According to the present invention, current flowing through the first line, which is a part of the loop antenna, is transmitted into the second line through the third line connected to the second line without feeding current through the third line, which is a part of the loop antenna, so current supplied into the first line from the oscillating section is introduced into the second line without being grounded to the oscillating section, and current is not introduced into the printed circuit board having the oscillating section.
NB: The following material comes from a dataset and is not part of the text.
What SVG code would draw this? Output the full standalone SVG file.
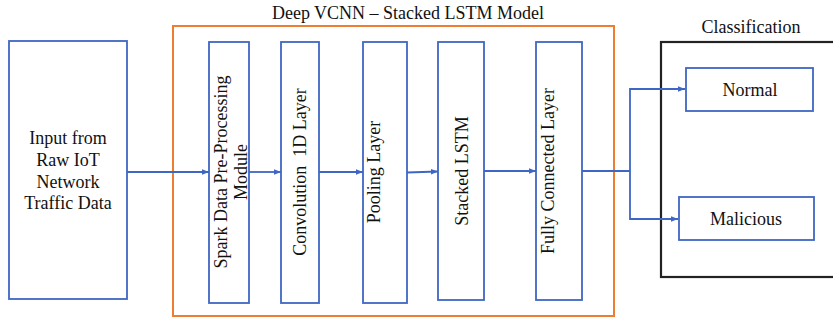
<svg xmlns="http://www.w3.org/2000/svg" width="833" height="322" viewBox="0 0 833 322" font-family="'Liberation Serif', 'Times New Roman', serif">
<style>
text{font-family:'Liberation Serif','Times New Roman',serif;font-size:18px;fill:#111;}
.b{fill:#fff;stroke:#3f66c4;stroke-width:1.8;}
.c{fill:none;stroke:#3f66c4;stroke-width:1.8;}
.m{text-anchor:middle;}
</style>
<defs>
<marker id="ah" viewBox="0 0 8 8" refX="8" refY="4" markerWidth="7" markerHeight="7" markerUnits="userSpaceOnUse" orient="auto">
<path d="M0,0.8 L8,4 L0,7.2 Z" fill="#3f66c4"/>
</marker>
</defs>
<rect width="833" height="322" fill="#fff"/>
<g id="model">
<rect x="173" y="26" width="441" height="290" fill="none" stroke="#ed7d31" stroke-width="2"/>
<text class="m" x="408" y="19">Deep VCNN – Stacked LSTM Model</text>
</g>
<g id="classification">
<rect x="661" y="42" width="180" height="235" fill="none" stroke="#222" stroke-width="2.2"/>
<text class="m" x="751" y="33">Classification</text>
</g>
<g id="input">
<rect class="b" x="9" y="41" width="118" height="258"/>
<text class="m" x="68" y="144">Input from</text>
<text class="m" x="68" y="166">Raw IoT</text>
<text class="m" x="68" y="188">Network</text>
<text class="m" x="68" y="209">Traffic Data</text>
</g>
<g id="spark">
<rect class="b" x="209" y="42" width="40" height="261"/>
<text class="m" transform="translate(227,172) rotate(-90)">Spark Data Pre-Processing</text>
<text class="m" transform="translate(247,172) rotate(-90)">Module</text>
</g>
<g id="conv">
<rect class="b" x="281" y="42" width="38" height="261"/>
<text class="m" transform="translate(306,172) rotate(-90)" xml:space="preserve">Convolution  1D Layer</text>
</g>
<g id="pooling">
<rect class="b" x="363" y="42" width="44" height="261"/>
<text class="m" transform="translate(380,172) rotate(-90)">Pooling Layer</text>
</g>
<g id="lstm">
<rect class="b" x="438" y="42" width="46" height="258"/>
<text class="m" transform="translate(468,171) rotate(-90)">Stacked LSTM</text>
</g>
<g id="fc">
<rect class="b" x="536" y="42" width="46" height="258"/>
<text class="m" transform="translate(554,171) rotate(-90)">Fully Connected Layer</text>
</g>
<g id="normal">
<rect class="b" x="686" y="68" width="127" height="43"/>
<text class="m" x="750" y="96">Normal</text>
</g>
<g id="malicious">
<rect class="b" x="679" y="197" width="135" height="43"/>
<text class="m" x="746" y="225">Malicious</text>
</g>
<g id="connectors">
<line class="c" x1="127" y1="172" x2="209" y2="172" marker-end="url(#ah)"/>
<line class="c" x1="249" y1="172" x2="281" y2="172" marker-end="url(#ah)"/>
<line class="c" x1="319" y1="172" x2="363" y2="172" marker-end="url(#ah)"/>
<line class="c" x1="407" y1="172.5" x2="438" y2="171.5" marker-end="url(#ah)"/>
<line class="c" x1="484" y1="171" x2="536" y2="171" marker-end="url(#ah)"/>
<polyline class="c" points="582,171 630,171"/>
<polyline class="c" points="630,171 630,89 685,89" marker-end="url(#ah)"/>
<polyline class="c" points="630,171 630,219 678,219" marker-end="url(#ah)"/>
</g>
</svg>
Accordingly, the SAR, which is caused by current flowing through the printed circuit board, can be reduced.
While the present invention has been shown and described with reference to certain preferred embodiments thereof, it will be understood by those skilled in the art that various changes in form and details may be made therein without departing from the spirit and scope of the invention as defined by the appended claims.

Claims

1. A loop antenna for a mobile terminal, the loop antenna comprising:

a first line for generating and transmitting predetermined electric waves upon receiving current from an oscillator for oscillating power, and including a connection point to connect an external line thereto;

a second line including a first end connected to a printed circuit board to ground current supplied to the first line and a second end having an opened structure; and

a third line having a first end connected to the first line at the connection point and a second end connected to the second line coupled to the printed circuit board in order to receive the current from the first line through the connection point and transmit the current into the second line.

2. The loop antenna as claimed in claim 1, wherein the second line is spaced from the first line by a uniform interval.

3. The loop antenna as claimed in claim 1, wherein the first line and the second line form a dual stack structure.

4. The loop antenna as claimed in claim 1, wherein the second line is arranged symmetrically to the third line.

5. The loop antenna as claimed in claim 1, wherein the first, second, and third lines are accommodated in the mobile terminal.